In order to understand the reasons for this interest, I should briefly present the key feature of supersymmetry as a symmetry of space-time. By connecting bosons and fermions, supersymmetry requires that for every boson in nature, there be a fermionic partner of exactly the same mass, electric charge, and so on.
However, in the world as we know it, this is manifestly not the case!
No “superpartners,” as they are called, of ordinary elementary particles have ever been seen. There is no evidence for a bosonic version of the electron, or for a fermionic version of the photon. Why on earth, then, would any physicist in her right mind suggest that such a symmetry might be appropriate to our understanding of nature? Well, an optimistic physicist, of whom there have been many in recent years, would counter this argument by insist
ing that it is not that we haven’t discovered all the particles predicted by supersymmetry, but rather that we have discovered precisely half of the particles! Isn’t that progress?
This is not a completely facetious argument, because it turns out there are many symmetries in nature that are not manifest at first sight. For example, as I have already described, the laws of electromagnetism, which govern much of what we experience on a daily basis, do not distinguish between left and right. Yet, when I look out the window I can clearly distinguish the landscape to the left of me, where there happens to be a mountain at the moment, from the landscape to the right of me, where there doesn’t happen to be one.
This is an example of what physicists call “spontaneous symmetry breaking,” but it could just as justifiably be called an environmental accident. Namely, while an underlying law of nature may possess some symmetry, like left–right symmetry, that symmetry need not be manifest in the particular circumstances in which we find ourselves, such as me sitting in my office.

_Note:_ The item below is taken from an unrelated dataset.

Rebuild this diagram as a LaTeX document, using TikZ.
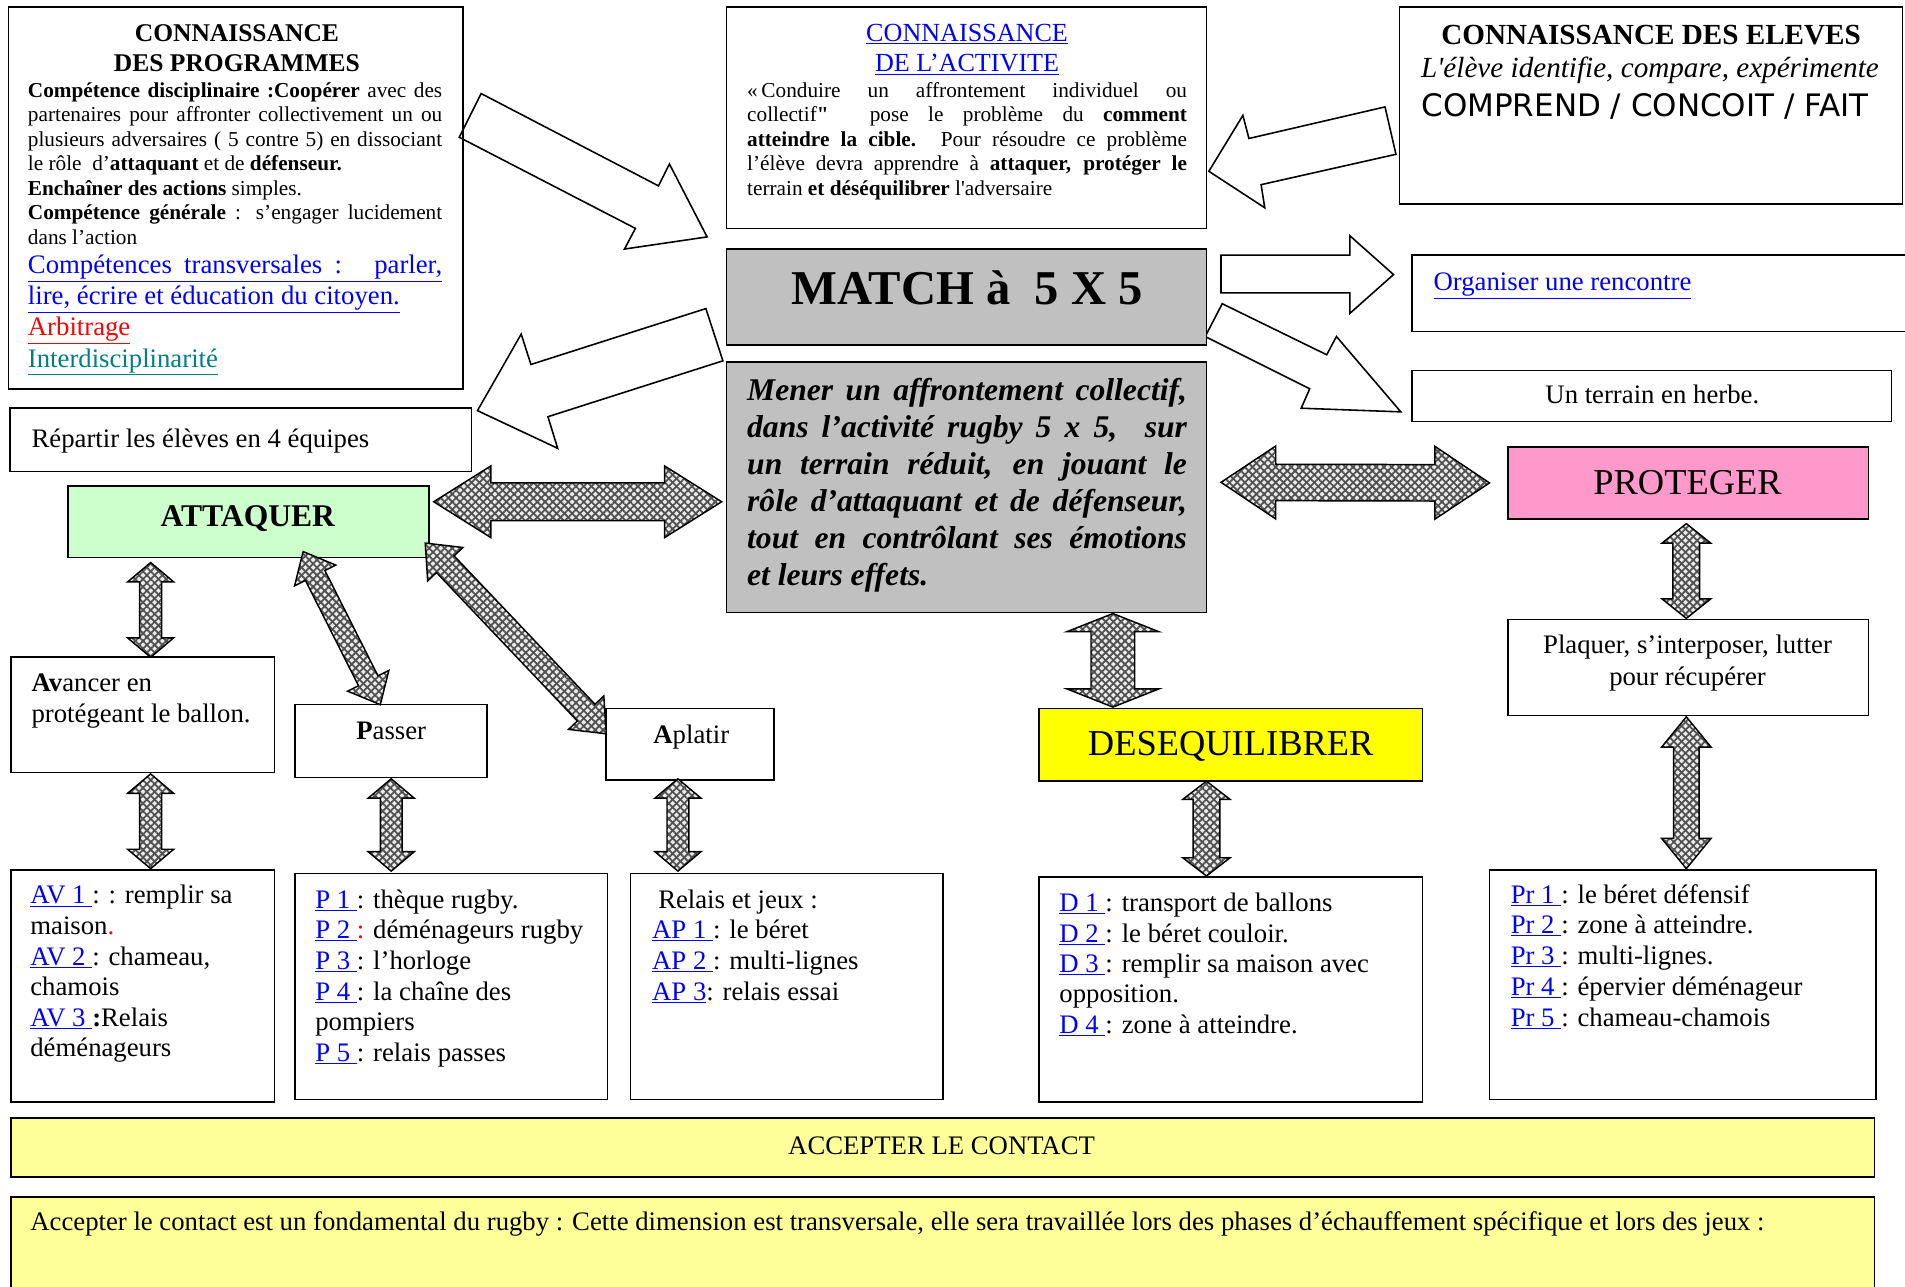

This may sound almost trivial, but the recognition that spontaneous symmetry breaking can occur in nature, along with an investigation of the physical implications of this possibility, have played a central role in many of the fundamental developments in a host of areas of physics over the past four decades. They certainly influenced the formulation of the electroweak theory by Glashow, Salam, and Weinberg. In that theory a fundamental symmetry relates certain facets of the weak force, and the electric force—namely, the two different forces turn out to be based in part on different mathematical realizations of a single theory. However, due to an accident of our circumstances—which, as we shall see momentarily, one can quantitatively and precisely probe—it turns out that environmental factors cause the weak force to end up looking much weaker than the electromagnetic force. This happens because it turns out that due to differing interactions with a background field that is postulated to exist today throughout space, one of the particles that conveys the weak force (as its cousin, the massless photon, conveys the electromagnetic force) ends up behaving differently than the photon. In particular, the interactions of this “weak photon” with the background field make the “weak photon” behave like a very massive particle, almost a hundred times as massive as the proton. This particle acts like a marble being dragged in the mud, while a photon is like a marble rolling on a smooth surface: The two marbles may be intrinsically identical, but they behave very differently due to the accidental circumstances in which they find themselves. As a result, since the weak force is thus conveyed by an apparently massive particle, while the massless photon conveys the electromagnetic force, from our perspective the two forces look quite different. This phenomenon is quite reminiscent of a much more familiar one on earth. We distinguish “north” from all the other directions because of a background magnetic field that makes our compasses point in that direction. However, if the earth had no magnetic field, there would be no such fundamental way to distinguish north from east.